What you are asked to do =>
Return the number of lines that include the string "chart", without any other text.

----- Data section -----

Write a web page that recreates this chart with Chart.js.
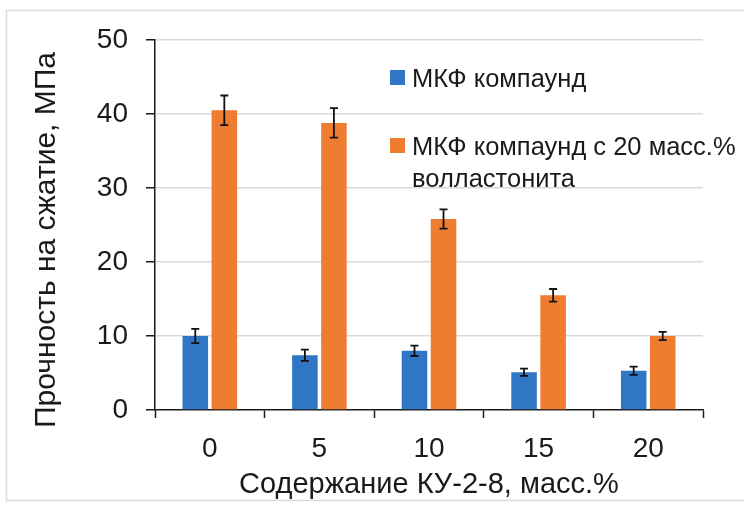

-----
----- Data section -----

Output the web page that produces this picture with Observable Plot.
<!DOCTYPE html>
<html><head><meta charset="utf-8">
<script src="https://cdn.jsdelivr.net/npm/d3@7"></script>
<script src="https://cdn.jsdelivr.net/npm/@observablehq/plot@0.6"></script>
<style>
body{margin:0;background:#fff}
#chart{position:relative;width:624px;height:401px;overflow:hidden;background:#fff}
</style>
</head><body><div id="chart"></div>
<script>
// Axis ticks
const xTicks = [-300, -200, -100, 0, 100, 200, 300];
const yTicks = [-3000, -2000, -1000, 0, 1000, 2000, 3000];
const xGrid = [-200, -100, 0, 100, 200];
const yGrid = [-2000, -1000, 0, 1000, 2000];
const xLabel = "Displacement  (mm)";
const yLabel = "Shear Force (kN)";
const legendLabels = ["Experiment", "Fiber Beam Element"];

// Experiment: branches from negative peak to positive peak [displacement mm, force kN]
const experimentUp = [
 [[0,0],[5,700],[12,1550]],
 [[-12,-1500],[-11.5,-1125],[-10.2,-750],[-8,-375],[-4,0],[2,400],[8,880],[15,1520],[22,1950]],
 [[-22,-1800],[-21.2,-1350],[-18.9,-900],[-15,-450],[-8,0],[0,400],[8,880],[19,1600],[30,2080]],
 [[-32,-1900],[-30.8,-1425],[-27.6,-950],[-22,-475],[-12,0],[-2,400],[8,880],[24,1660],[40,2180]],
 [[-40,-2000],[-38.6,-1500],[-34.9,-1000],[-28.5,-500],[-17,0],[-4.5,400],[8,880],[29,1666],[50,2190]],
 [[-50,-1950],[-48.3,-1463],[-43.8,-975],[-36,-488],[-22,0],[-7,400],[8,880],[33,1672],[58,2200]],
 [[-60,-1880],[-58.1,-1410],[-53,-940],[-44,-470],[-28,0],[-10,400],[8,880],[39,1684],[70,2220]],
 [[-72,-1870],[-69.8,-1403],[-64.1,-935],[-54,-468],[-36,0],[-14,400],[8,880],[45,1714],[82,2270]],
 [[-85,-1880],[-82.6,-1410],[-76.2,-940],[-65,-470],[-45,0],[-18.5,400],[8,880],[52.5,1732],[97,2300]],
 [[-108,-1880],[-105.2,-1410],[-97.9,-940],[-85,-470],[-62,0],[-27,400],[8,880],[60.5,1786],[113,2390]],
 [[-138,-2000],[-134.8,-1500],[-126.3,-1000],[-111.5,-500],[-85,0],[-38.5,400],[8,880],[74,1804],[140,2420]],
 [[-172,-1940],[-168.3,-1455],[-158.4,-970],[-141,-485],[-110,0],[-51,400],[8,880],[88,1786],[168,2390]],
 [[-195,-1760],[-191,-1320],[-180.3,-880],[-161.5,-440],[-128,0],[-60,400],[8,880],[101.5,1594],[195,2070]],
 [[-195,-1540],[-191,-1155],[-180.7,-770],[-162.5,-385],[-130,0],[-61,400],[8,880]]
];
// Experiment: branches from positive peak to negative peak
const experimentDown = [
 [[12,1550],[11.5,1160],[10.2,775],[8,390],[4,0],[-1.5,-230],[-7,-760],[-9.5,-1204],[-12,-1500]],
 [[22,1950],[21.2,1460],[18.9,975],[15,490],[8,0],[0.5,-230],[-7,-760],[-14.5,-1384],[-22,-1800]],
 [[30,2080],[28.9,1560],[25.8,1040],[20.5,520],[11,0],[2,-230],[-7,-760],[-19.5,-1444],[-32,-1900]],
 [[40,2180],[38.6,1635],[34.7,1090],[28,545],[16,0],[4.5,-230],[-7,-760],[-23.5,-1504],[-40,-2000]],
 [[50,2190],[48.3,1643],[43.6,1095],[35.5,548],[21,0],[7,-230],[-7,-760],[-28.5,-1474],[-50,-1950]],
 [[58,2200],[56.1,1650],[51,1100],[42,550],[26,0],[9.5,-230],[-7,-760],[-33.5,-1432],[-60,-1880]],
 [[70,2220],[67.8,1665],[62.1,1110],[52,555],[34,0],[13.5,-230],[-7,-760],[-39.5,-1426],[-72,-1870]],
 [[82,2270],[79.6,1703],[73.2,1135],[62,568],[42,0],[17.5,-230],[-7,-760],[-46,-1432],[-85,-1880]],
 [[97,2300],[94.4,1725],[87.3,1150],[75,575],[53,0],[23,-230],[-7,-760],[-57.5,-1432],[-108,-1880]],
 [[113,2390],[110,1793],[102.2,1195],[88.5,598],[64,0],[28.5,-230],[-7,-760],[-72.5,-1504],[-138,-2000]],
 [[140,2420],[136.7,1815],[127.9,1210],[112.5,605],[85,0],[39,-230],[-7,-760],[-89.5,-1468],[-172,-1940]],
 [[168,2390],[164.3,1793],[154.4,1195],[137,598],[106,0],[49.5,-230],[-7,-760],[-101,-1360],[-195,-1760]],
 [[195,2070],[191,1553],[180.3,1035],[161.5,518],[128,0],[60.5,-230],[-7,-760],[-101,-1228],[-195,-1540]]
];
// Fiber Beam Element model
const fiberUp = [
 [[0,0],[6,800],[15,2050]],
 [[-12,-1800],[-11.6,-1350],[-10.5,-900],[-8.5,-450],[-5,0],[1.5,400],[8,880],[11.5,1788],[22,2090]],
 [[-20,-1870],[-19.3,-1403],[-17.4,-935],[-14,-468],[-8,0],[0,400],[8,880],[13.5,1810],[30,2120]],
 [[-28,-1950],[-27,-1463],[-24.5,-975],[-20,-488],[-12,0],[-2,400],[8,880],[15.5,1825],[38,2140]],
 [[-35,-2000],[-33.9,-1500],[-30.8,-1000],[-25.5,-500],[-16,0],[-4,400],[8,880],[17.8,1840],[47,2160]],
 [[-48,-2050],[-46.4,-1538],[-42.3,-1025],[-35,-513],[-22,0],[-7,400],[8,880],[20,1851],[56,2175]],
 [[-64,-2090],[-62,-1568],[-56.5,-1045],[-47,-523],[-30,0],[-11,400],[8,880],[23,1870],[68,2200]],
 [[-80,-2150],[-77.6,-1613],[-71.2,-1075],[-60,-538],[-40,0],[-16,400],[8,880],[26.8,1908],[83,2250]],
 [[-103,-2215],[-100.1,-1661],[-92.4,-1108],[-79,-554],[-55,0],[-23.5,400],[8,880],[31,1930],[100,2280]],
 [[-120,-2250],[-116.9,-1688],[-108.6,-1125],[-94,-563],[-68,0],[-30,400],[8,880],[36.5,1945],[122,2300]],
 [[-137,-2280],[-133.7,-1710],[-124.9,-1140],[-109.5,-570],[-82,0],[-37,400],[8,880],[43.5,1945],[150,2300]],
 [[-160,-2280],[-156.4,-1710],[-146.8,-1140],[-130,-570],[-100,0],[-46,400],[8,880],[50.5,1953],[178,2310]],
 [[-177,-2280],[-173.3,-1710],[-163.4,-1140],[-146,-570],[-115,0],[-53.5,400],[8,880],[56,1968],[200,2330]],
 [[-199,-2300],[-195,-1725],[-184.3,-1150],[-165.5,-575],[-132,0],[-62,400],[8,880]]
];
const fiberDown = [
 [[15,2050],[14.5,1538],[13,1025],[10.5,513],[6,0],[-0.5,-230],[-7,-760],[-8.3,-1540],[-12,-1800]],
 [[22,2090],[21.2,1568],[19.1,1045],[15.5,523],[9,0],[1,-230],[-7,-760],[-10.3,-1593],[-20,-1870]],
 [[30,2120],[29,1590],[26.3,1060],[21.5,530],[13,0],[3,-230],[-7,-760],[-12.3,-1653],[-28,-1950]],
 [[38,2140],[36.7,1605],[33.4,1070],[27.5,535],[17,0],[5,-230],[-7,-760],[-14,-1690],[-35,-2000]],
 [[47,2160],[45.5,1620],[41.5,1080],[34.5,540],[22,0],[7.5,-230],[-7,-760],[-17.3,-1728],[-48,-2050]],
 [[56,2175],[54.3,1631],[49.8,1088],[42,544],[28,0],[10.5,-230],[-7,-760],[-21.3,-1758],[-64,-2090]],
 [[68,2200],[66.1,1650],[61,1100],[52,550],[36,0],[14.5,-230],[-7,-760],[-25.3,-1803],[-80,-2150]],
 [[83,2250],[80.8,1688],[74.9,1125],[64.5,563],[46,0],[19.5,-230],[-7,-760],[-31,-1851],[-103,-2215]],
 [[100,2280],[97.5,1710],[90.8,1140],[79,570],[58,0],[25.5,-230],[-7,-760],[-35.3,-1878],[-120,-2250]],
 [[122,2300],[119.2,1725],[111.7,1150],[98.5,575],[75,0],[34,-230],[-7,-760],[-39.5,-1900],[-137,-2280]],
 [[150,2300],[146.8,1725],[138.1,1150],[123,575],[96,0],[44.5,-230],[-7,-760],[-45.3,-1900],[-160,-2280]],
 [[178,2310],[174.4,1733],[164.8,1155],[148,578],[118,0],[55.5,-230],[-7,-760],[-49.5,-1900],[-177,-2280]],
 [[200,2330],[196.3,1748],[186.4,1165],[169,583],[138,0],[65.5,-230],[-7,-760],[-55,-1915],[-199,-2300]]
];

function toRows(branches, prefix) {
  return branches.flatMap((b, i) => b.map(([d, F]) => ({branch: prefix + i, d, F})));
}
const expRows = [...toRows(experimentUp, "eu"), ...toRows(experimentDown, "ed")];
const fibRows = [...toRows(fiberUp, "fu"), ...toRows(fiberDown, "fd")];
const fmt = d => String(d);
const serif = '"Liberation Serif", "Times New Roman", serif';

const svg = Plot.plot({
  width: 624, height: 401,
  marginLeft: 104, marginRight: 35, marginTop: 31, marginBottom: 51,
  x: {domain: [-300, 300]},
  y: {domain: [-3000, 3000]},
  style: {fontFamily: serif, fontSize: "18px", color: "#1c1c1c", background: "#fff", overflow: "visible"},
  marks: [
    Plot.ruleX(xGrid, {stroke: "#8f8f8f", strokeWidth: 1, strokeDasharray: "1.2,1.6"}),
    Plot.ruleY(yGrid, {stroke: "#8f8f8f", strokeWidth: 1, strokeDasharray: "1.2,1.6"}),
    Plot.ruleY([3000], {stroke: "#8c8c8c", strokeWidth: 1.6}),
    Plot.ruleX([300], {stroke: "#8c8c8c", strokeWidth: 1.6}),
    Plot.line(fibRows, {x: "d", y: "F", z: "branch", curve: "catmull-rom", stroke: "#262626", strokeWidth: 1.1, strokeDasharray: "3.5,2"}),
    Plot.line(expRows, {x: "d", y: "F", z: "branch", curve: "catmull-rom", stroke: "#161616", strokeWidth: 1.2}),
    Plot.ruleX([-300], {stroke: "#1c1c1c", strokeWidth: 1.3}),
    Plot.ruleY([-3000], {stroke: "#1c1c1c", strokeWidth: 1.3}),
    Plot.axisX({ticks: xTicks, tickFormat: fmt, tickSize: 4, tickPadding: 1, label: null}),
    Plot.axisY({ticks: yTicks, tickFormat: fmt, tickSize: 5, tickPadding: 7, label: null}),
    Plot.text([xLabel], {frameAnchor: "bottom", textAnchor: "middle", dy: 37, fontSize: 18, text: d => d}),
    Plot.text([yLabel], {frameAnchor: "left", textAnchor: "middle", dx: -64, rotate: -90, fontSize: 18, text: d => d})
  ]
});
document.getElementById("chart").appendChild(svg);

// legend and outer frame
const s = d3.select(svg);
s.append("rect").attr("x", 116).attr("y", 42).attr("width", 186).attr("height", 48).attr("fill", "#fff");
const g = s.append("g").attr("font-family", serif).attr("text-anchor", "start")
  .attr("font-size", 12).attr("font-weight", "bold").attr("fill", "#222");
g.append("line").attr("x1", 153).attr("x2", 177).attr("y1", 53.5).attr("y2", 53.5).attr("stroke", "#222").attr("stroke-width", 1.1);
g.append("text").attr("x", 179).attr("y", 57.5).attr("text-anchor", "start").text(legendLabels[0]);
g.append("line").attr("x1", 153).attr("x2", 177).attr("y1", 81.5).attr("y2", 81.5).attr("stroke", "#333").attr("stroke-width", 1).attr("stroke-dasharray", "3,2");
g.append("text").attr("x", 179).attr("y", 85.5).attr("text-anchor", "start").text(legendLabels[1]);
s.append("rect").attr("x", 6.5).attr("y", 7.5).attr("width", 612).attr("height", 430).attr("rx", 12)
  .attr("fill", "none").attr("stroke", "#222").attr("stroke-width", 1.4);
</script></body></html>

-----

In response =>
4